For instance, the post-9/11 German anti-terrorist legislation invented the notion of a ‘sleeping terrorist’, based on the presumed personal psychological states and other circumstances of known terrorists. Such preventive ‘algorithmic’ identification of a target of state surveillance criminalized remotely relevant antecedents of crime and even just mental states. The notion presents a form of automated intelligence work whereby the preventive screening of Muslims was conducted because of the ‘general threat situation’ in the post-9/11 period in order to identify unrecognized Muslim fundamentalists as ‘terrorist sleepers’. The idea of preventive screening as a dragnet type of investigation was that the known characteristics of terrorists are enough to infer the criminality of future criminals. The legislation was challenged before the Federal Constitutional Court, which limited the possibility of such screening (4 April 2006) by claiming that the general threat situation that existed after the terrorist attacks on the World Trade Center on 9/11 was not sufficient to justify that the authorities start such investigations (Decision 1BvR 518/02). The legislation blurred the start and finish of the criminal procedure process. The start of a criminal procedure is the focal point when a person becomes a suspect, when a suspect is granted rights, for example Miranda rights, that are aimed at remedying the inherent imbalances of power between the suspect and the state. The start of the criminal procedure became indefinite and indistinct (see Marks, et al., 2015) and it was no longer clear when a person ‘transformed’ into a suspect with all the attendant rights.
Similarly, the notion of a ‘person of interest’ blurs the existing concepts of a ‘suspect’. In Slovenia, the police created a Twitter analysis tool during the so-called ‘Occupy Movement’ to track ‘persons of interest’ and for sentiment analysis. The details of the operation remain a secret because the police argued that the activity falls under the publicly inaccessible regime of ‘police tactics and methods’. With such reorientation, the police were chasing the imagined indefinable future. They were operating in a scenario that concerned not only what the person might have committed, but what the person might become (see Lyon, 2014) – the focus changed from past actions to potential future personal states and circumstances.
The ‘smart city’ paradigm is generating similar inventions. In the Eindhoven Living Lab, consumers are tracked for the purpose of monitoring and learning about their spending patterns. The insights are then used to nudge people into spending more (Galič, 2018). The Living Lab works on the idea of adjusting the settings of the immediate sensory environment, such as changing the music or the street lighting. Although security is not the primary objective of the Living Lab, it is a by-product of totalizing consumer surveillance. The Lab treats consumers like Pavlov’s dogs, because the Lab checks for ‘escalated behaviour’ to arrive at big-data-generated determinations of when to take action. The notion of escalated behaviour includes yelling, verbal or otherwise aggressive conduct or signs that a person has lost self-control (de Kort, 2014).
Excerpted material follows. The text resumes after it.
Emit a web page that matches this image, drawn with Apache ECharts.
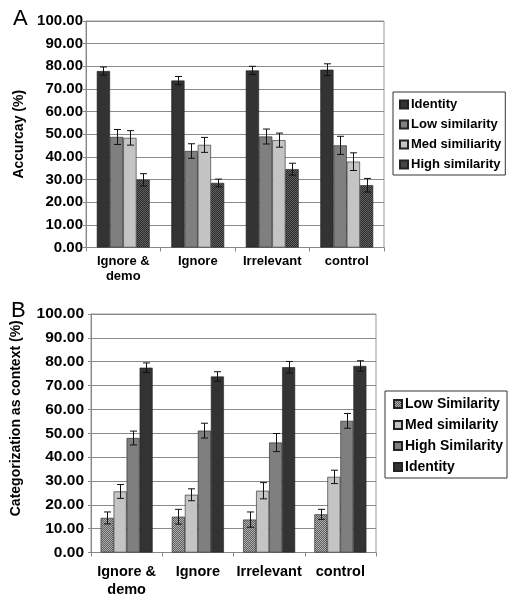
<!DOCTYPE html>
<html><head><meta charset="utf-8">
<script src="https://cdn.jsdelivr.net/npm/echarts@6/dist/echarts.min.js"></script>
<style>html,body{margin:0;padding:0;background:#fff}#c{width:512px;height:600px}</style>
</head><body><div id="c"></div>
<script>
const categories = ['Ignore &\ndemo', 'Ignore', 'Irrelevant', 'control'];
const yTicks = [0, 10, 20, 30, 40, 50, 60, 70, 80, 90, 100];

// Panel A: Accuracy (%)
const aNames = ['Identity', 'Low similarity', 'Med similiarity', 'High similarity'];
const aIdentity = [77.9, 73.7, 78.2, 78.5];
const aLow = [48.8, 42.6, 49.0, 45.1];
const aMed = [48.4, 45.3, 47.4, 37.9];
const aHigh = [29.9, 28.5, 34.6, 27.5];
const aIdentityErr = [1.8, 1.8, 1.8, 2.6];
const aLowErr = [3.3, 3.2, 3.3, 4.0];
const aMedErr = [3.2, 3.3, 3.1, 3.9];
const aHighErr = [2.7, 1.7, 2.6, 3.0];

// Panel B: Categorization as context (%)
const bNames = ['Low Similarity', 'Med similarity', 'High Similarity', 'Identity'];
const bLow = [14.5, 15.0, 13.8, 16.0];
const bMed = [25.6, 24.2, 25.9, 31.7];
const bHigh = [48.0, 51.1, 46.1, 55.2];
const bIdentity = [77.5, 73.8, 77.7, 78.2];
const bLowErr = [2.5, 3.1, 3.2, 2.1];
const bMedErr = [2.9, 2.5, 3.4, 2.8];
const bHighErr = [2.9, 3.1, 3.8, 3.1];
const bIdentityErr = [2.0, 2.0, 2.4, 2.2];

function checker(c1, c2) {
  const cv = document.createElement('canvas');
  cv.width = 2; cv.height = 2;
  const ctx = cv.getContext('2d');
  ctx.fillStyle = c1; ctx.fillRect(0, 0, 2, 2);
  ctx.fillStyle = c2; ctx.fillRect(0, 0, 1, 1); ctx.fillRect(1, 1, 1, 1);
  return { image: cv, repeat: 'repeat' };
}

const FONT = "'Liberation Sans', Arial, sans-serif";
const colIdentity = '#333333';
const colLow = '#7f7f7f';
const colMed = '#c4c4c4';
const patHighA = checker('#2a2a2a', '#636363');
const patLowB = checker('#5e5e5e', '#b0b0b0');

const gapA = 0.29, gapB = 0.27;

function makeErr(gap) {
  return function (params, api) {
    const ci = api.value(0), v = api.value(1), e = api.value(2), si = api.value(3);
    const catW = api.size([1, 0])[0];
    const bw = catW * (1 - gap) / 4;
    const c = api.coord([ci, v]);
    const x = Math.round(c[0] + (si - 1.5) * bw) + 0.5;
    const t = api.coord([ci, v + e])[1];
    const b = api.coord([ci, v - e])[1];
    const hw = 3.5;
    const st = { stroke: '#111', lineWidth: 1 };
    return { type: 'group', children: [
      { type: 'line', shape: { x1: x, y1: t, x2: x, y2: b }, style: st },
      { type: 'line', shape: { x1: x - hw, y1: t, x2: x + hw, y2: t }, style: st },
      { type: 'line', shape: { x1: x - hw, y1: b, x2: x + hw, y2: b }, style: st }
    ]};
  };
}

function errData(vals, errs, si) {
  return vals.map((v, i) => [i, v, errs[i], si]);
}

function bar(name, data, color, ax, gap) {
  return {
    name: name, type: 'bar', data: data, xAxisIndex: ax, yAxisIndex: ax,
    barGap: '0%', barCategoryGap: (gap * 100) + '%',
    itemStyle: { color: color, borderColor: '#222', borderWidth: 0.6 },
    emphasis: { disabled: true }, animation: false
  };
}

function errSeries(vals, errs, si, ax, gap) {
  return {
    type: 'custom', xAxisIndex: ax, yAxisIndex: ax, z: 10,
    renderItem: makeErr(gap), data: errData(vals, errs, si), animation: false, silent: true
  };
}

function yAxis(gridIndex, name, fs, margin, nameGap, nameFs, namePad) {
  return {
    gridIndex: gridIndex, type: 'value', min: yTicks[0], max: yTicks[yTicks.length - 1], interval: 10,
    name: name, nameLocation: 'middle', nameGap: nameGap,
    nameTextStyle: { fontFamily: FONT, fontWeight: 'bold', fontSize: nameFs, color: '#000', padding: namePad },
    axisLine: { show: true, lineStyle: { color: '#888' } },
    axisTick: { show: true, length: 3, lineStyle: { color: '#888' } },
    axisLabel: { fontFamily: FONT, fontWeight: 'bold', fontSize: fs, color: '#000', margin: margin,
      formatter: v => v.toFixed(2) },
    splitLine: { show: true, lineStyle: { color: '#8a8a8a', width: 1 } }
  };
}

function xAxis(gridIndex, fs, lh, margin) {
  return {
    gridIndex: gridIndex, type: 'category', data: categories,
    axisLine: { show: true, lineStyle: { color: '#888' } },
    axisTick: { show: true, length: 4, lineStyle: { color: '#888' } },
    axisLabel: { fontFamily: FONT, fontWeight: 'bold', fontSize: fs, color: '#000', lineHeight: lh, margin: margin, interval: 0 }
  };
}

const chart = echarts.init(document.getElementById('c'), null, { renderer: 'canvas' });
chart.setOption({
  backgroundColor: '#fff',
  animation: false,
  title: [
    { text: 'A', left: 8, top: 3, textStyle: { fontFamily: FONT, fontWeight: 'normal', fontSize: 22, color: '#000' } },
    { text: 'B', left: 6, top: 295, textStyle: { fontFamily: FONT, fontWeight: 'normal', fontSize: 22, color: '#000' } }
  ],
  grid: [
    { left: 86, top: 21, right: 128, height: 226.5, show: true, borderColor: '#999', borderWidth: 1 },
    { left: 91, top: 314, right: 136, height: 238.5, show: true, borderColor: '#999', borderWidth: 1 }
  ],
  legend: [
    { data: aNames, orient: 'vertical', left: 393, top: 92, itemWidth: 8, itemHeight: 8, itemGap: 7,
      padding: [6, 4, 4, 6], borderColor: '#333', borderWidth: 1, icon: 'rect',
      textStyle: { fontFamily: FONT, fontWeight: 'bold', fontSize: 13, color: '#000', padding: [0, 0, 0, -2] } },
    { data: bNames.map(n => ({ name: n })), orient: 'vertical', left: 385, top: 391, itemWidth: 8, itemHeight: 8, itemGap: 7,
      padding: [6, 4, 4, 8], borderColor: '#333', borderWidth: 1, icon: 'rect',
      textStyle: { fontFamily: FONT, fontWeight: 'bold', fontSize: 14, color: '#000', padding: [0, 0, 0, -2] } }
  ],
  xAxis: [xAxis(0, 13, 15, 6), xAxis(1, 14.5, 17.5, 11)],
  yAxis: [
    yAxis(0, 'Accurcay (%)', 15, 3, 60, 14, 0),
    yAxis(1, 'Categorization as context (%)', 15.5, 7, 68, 14, [0, 0, 0, 30])
  ],
  series: [
    bar(aNames[0], aIdentity, colIdentity, 0, gapA),
    bar(aNames[1], aLow, colLow, 0, gapA),
    bar(aNames[2], aMed, colMed, 0, gapA),
    bar(aNames[3], aHigh, patHighA, 0, gapA),
    errSeries(aIdentity, aIdentityErr, 0, 0, gapA),
    errSeries(aLow, aLowErr, 1, 0, gapA),
    errSeries(aMed, aMedErr, 2, 0, gapA),
    errSeries(aHigh, aHighErr, 3, 0, gapA),
    bar(bNames[0], bLow, patLowB, 1, gapB),
    bar(bNames[1], bMed, colMed, 1, gapB),
    bar(bNames[2], bHigh, colLow, 1, gapB),
    bar(bNames[3], bIdentity, colIdentity, 1, gapB),
    errSeries(bLow, bLowErr, 0, 1, gapB),
    errSeries(bMed, bMedErr, 1, 1, gapB),
    errSeries(bHigh, bHighErr, 2, 1, gapB),
    errSeries(bIdentity, bIdentityErr, 3, 1, gapB)
  ]
});
</script>
</body></html>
Such behaviour is targeted in order for it to be defused (Galič, 2018). The goals of the intervention are then to induce subtle changes, such as ‘a decrease in the excitation level’.’ This case shows how the threshold for intervention in the name of security drops: interventions are made as soon as the behaviour is considered ‘escalated’.
To conclude, the described novel concepts, that is, ‘terrorist sleeper’, and so on, are producing new knowledge about crime and providing new thresholds and justifications to act upon this knowledge. The new mathematical language serves security purposes well, writes Amoore (2014). However, the new concepts, such as ‘meaning extraction’, ‘sentiment analysis’ and ‘opinion mining’, are blurring the boundaries in the security and crime control domain. The concepts of a ‘suspect’, ‘accused’ or ‘convicted’ person serve as regulators of state powers. Similarly, the existing standards of proof serve as thresholds for ever more interference in a person’s liberties. But these new concepts and mathematical language no longer sufficiently confine agencies or prevent abuses of power. The new mathematical language is helping to tear down the hitherto respected walls of criminal procedure rules.
Risks and pitfalls of algorithmic justice
Domain transfer – what gets lost in translation?
What are the specific risks stemming from the use of big data, algorithms and machine learning in the criminal justice domain?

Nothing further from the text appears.